Hay terrores ante las hojas en blanco, y todos los que escribimos, a ratos o siempre, tenemos que escribir en algún punto que, sí, hay veces que se prenden terrores inevitables ante la imagen de una hoja en blanco, ante la imagen del absoluto desprecio que es el blanco.
La sensación es clara, y es distinta al “no-decir”: a final de cuentas, el acto de “no-decir” generalmente implica una serie de vericuetos y trampas lógicas increíblemente sofisticadas, elaboradas y barrocas, que trascienden a lo retórico y se quedan inmóviles pero nunca mudas. “Decirlo todo”, Beckett decía, “para no decir nada”.
También es distinta al del silencio pasivo, el de la contemplación, que amarra las lenguas durante años y las libera solamente cuando ya es tiempo de decir algo. Saramago, un escritor terrible con una buena anécdota bajo el brazo, decía que había dejado de escribir por casi 30 años por no sentir la necesidad de decir algo. Rulfo, en su silencio, nos lo dijo todo.
Pero hablamos de un retrato muy particular del vacío, ese que brinca por algunos compromisos o por los agentes propios del ocio. El que obliga a comenzar con alguna frase, la que sea, y nunca deja satisfecho con el cuerpo del texto; el papel en blanco, la cejilla del monitor parpadeando, el lugar común de que nadie, en realidad, puede escribir algo.
La necedad de la palabra.
Porque así sucede, y hay que admitirlo: el mundo es fascinante en cada uno de sus rincones, pero hay momentos (y hay quienes los padecen de manera demasiado frecuente) en los que nada ni nadie logra atraparnos.

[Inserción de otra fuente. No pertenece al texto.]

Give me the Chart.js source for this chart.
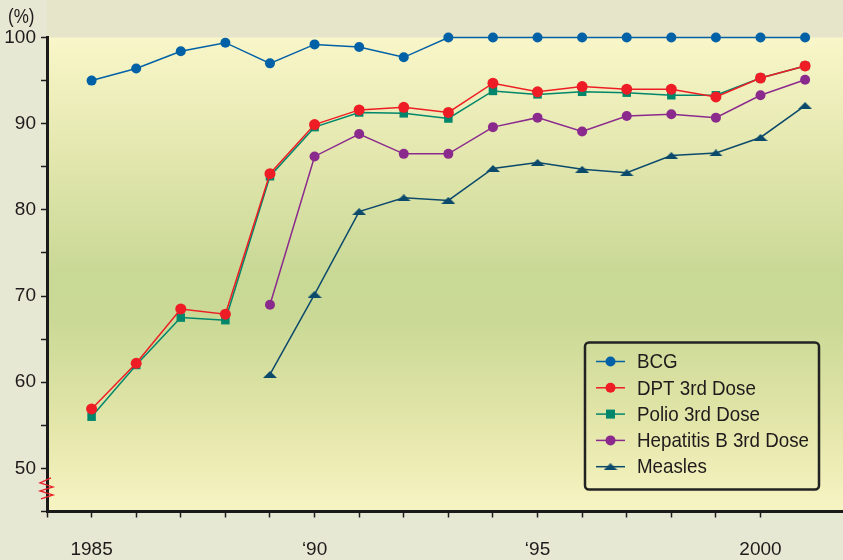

Podría, por ejemplo, escribir algo sobre la sensualidad exuberante de una mujer, los chismorreos literarios del Siglo de Oro o el engaño de las nuevas prácticas curatoriales. Podría hablar un poco de Pablo Rasgado, amigo pero artista, y como artista, objeto de crítica; de ahí pasar a Enrique Peña Nieto, de su vergüenza pública y de nuestros intentos, patéticos e idiosincráticos, por hacer de ello un humor. Podría después abordar el tema del tatuaje y las formas de recompensa y de castigo que ha impuesto en la sociedad actual, además de en la histórica. De por qué la fijación por la caída del Hindenburg y del comportamiento biológico de los tigres, ahora casi extintos, nuevos héroes de la pantalla grande.
Pero no es un día para ello. Hoy lo es para enfrentarse a la hoja en blanco, idiota, que brinque alguna frase y a ver a dónde nos lleva: el recorrido comenzó en el silencio y terminó en la necesidad de que, de vez en cuando, el silencio acomode.
La otra vez pensaba en el genio, en el ingenio y en el éxito aparente de las personas. El genio habita en pocas, en muy pocas, quizá en ninguna; el ingenio es el arte de la conversación, el ataque puntual y cínico pero inocente de la seguridad; el éxito aparente es un engaño y un producto de la suerte. Ninguna depende de las otras, aunque siempre se les asocien.
Así, mandaré este texto en blanco. Hoy, en lo particular, no hay mucho más por hacer que sucumbir.